### DATA SEGMENT
==*==

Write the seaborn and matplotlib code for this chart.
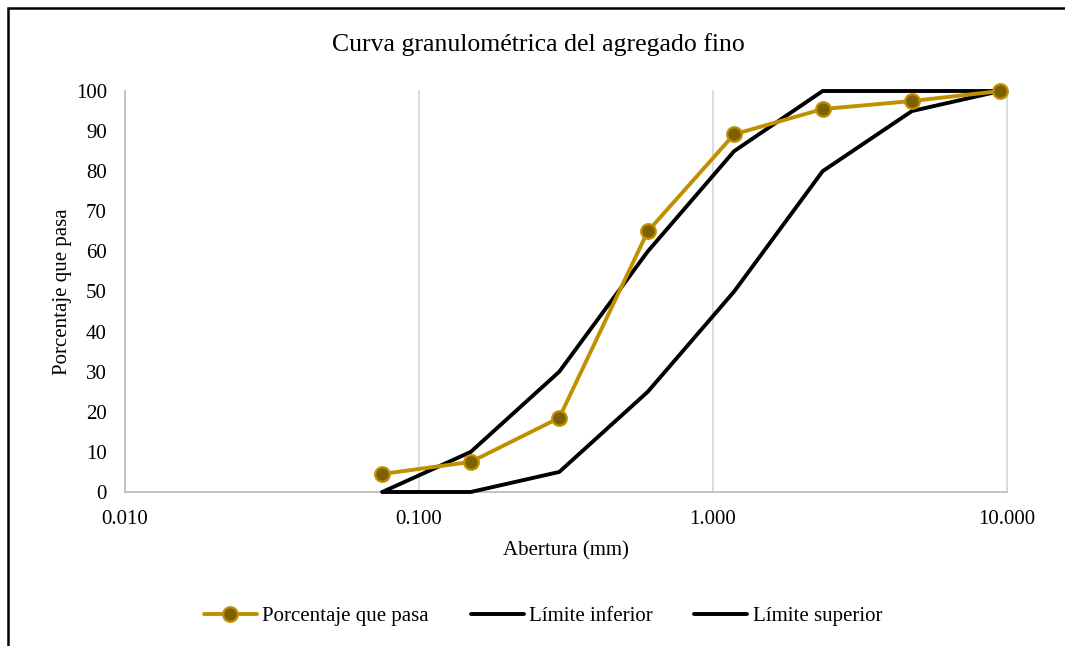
import matplotlib
matplotlib.use("Agg")
import matplotlib.pyplot as plt
import seaborn as sns
import pandas as pd
from matplotlib.lines import Line2D
from matplotlib.patches import Rectangle

sns.set_theme(style="white")
plt.rcParams['font.family'] = ['Liberation Serif', 'DejaVu Serif']
plt.rcParams['text.color'] = 'black'
plt.rcParams['axes.labelcolor'] = 'black'

abertura = [0.075, 0.15, 0.3, 0.6, 1.18, 2.36, 4.75, 9.5]
porcentaje = [4.5, 7.5, 18.5, 65.0, 89.2, 95.5, 97.5, 100.0]
limite_inferior = [0, 0, 5, 25, 50, 80, 95, 100]
limite_superior = [0, 10, 30, 60, 85, 100, 100, 100]
x_ticks = [0.01, 0.1, 1, 10]
x_tick_labels = ['0.010', '0.100', '1.000', '10.000']
y_ticks = list(range(0, 101, 10))

df = pd.DataFrame({'Abertura': abertura, 'Porcentaje': porcentaje,
                   'Inf': limite_inferior, 'Sup': limite_superior})

fig = plt.figure(figsize=(10.65, 6.46), dpi=100)
ax = fig.add_axes([125/1065, 1-492/646, (1007-125)/1065, (492-91)/646])

gold = '#BF9000'
dark = '#7F6000'
lw = 2.8
sns.lineplot(data=df, x='Abertura', y='Inf', ax=ax, color='black', linewidth=lw, zorder=3)
sns.lineplot(data=df, x='Abertura', y='Sup', ax=ax, color='black', linewidth=lw, zorder=3)
sns.lineplot(data=df, x='Abertura', y='Porcentaje', ax=ax, color=gold, linewidth=lw,
             marker='o', markersize=10.5, markerfacecolor=dark, markeredgecolor=gold,
             markeredgewidth=1.6, zorder=4)

ax.set_xscale('log')
ax.set_xlim(0.01, 10)
ax.set_ylim(0, 100)
ax.set_xticks(x_ticks)
ax.set_xticklabels(x_tick_labels)
ax.minorticks_off()
ax.set_yticks(y_ticks)
ax.tick_params(axis='both', length=0, labelsize=15, colors='black')
ax.tick_params(axis='x', pad=13)
ax.tick_params(axis='y', pad=13)
for x in x_ticks[1:]:
    ax.axvline(x, color='#D9D9D9', linewidth=1.3, zorder=1)
for s in ['top', 'right']:
    ax.spines[s].set_visible(False)
for s in ['left', 'bottom']:
    ax.spines[s].set_color('#BFBFBF')
    ax.spines[s].set_linewidth(1.3)
ax.set_xlabel('Abertura (mm)', fontsize=15, labelpad=9)
ax.set_ylabel('Porcentaje que pasa', fontsize=15, labelpad=3)
for line in ax.lines:
    line.set_clip_on(False)

fig.text(538/1065, 1-45/646, 'Curva granulométrica del agregado fino', ha='center', va='center', fontsize=18.5)

handles = [Line2D([], [], color=gold, linewidth=lw, marker='o', markersize=10.5,
                  markerfacecolor=dark, markeredgecolor=gold, markeredgewidth=1.6),
           Line2D([], [], color='black', linewidth=lw),
           Line2D([], [], color='black', linewidth=lw)]
fig.legend(handles, ['Porcentaje que pasa', 'Límite inferior', 'Límite superior'],
           loc='center', bbox_to_anchor=(543/1065, 1-616/646), ncol=3, frameon=False,
           fontsize=15, handlelength=2.55, handletextpad=0.25, columnspacing=2.0)

fig.patches.append(Rectangle((8/1065, -0.1), 1.2, 1-8/646+0.1, transform=fig.transFigure,
                             fill=False, edgecolor='black', linewidth=1.8))

fig.savefig('out.png', dpi=100)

==*==

### EXERCISE REQUIREMENTS
Please restate the material above line by line, exactly, beginning at its first line and ending with the line that contains "markeredgewidth=1.6, zorder=4)", without any pictures.

### RESPONSE
Write the seaborn and matplotlib code for this chart.
import matplotlib
matplotlib.use("Agg")
import matplotlib.pyplot as plt
import seaborn as sns
import pandas as pd
from matplotlib.lines import Line2D
from matplotlib.patches import Rectangle

sns.set_theme(style="white")
plt.rcParams['font.family'] = ['Liberation Serif', 'DejaVu Serif']
plt.rcParams['text.color'] = 'black'
plt.rcParams['axes.labelcolor'] = 'black'

abertura = [0.075, 0.15, 0.3, 0.6, 1.18, 2.36, 4.75, 9.5]
porcentaje = [4.5, 7.5, 18.5, 65.0, 89.2, 95.5, 97.5, 100.0]
limite_inferior = [0, 0, 5, 25, 50, 80, 95, 100]
limite_superior = [0, 10, 30, 60, 85, 100, 100, 100]
x_ticks = [0.01, 0.1, 1, 10]
x_tick_labels = ['0.010', '0.100', '1.000', '10.000']
y_ticks = list(range(0, 101, 10))

df = pd.DataFrame({'Abertura': abertura, 'Porcentaje': porcentaje,
                   'Inf': limite_inferior, 'Sup': limite_superior})

fig = plt.figure(figsize=(10.65, 6.46), dpi=100)
ax = fig.add_axes([125/1065, 1-492/646, (1007-125)/1065, (492-91)/646])

gold = '#BF9000'
dark = '#7F6000'
lw = 2.8
sns.lineplot(data=df, x='Abertura', y='Inf', ax=ax, color='black', linewidth=lw, zorder=3)
sns.lineplot(data=df, x='Abertura', y='Sup', ax=ax, color='black', linewidth=lw, zorder=3)
sns.lineplot(data=df, x='Abertura', y='Porcentaje', ax=ax, color=gold, linewidth=lw,
             marker='o', markersize=10.5, markerfacecolor=dark, markeredgecolor=gold,
             markeredgewidth=1.6, zorder=4)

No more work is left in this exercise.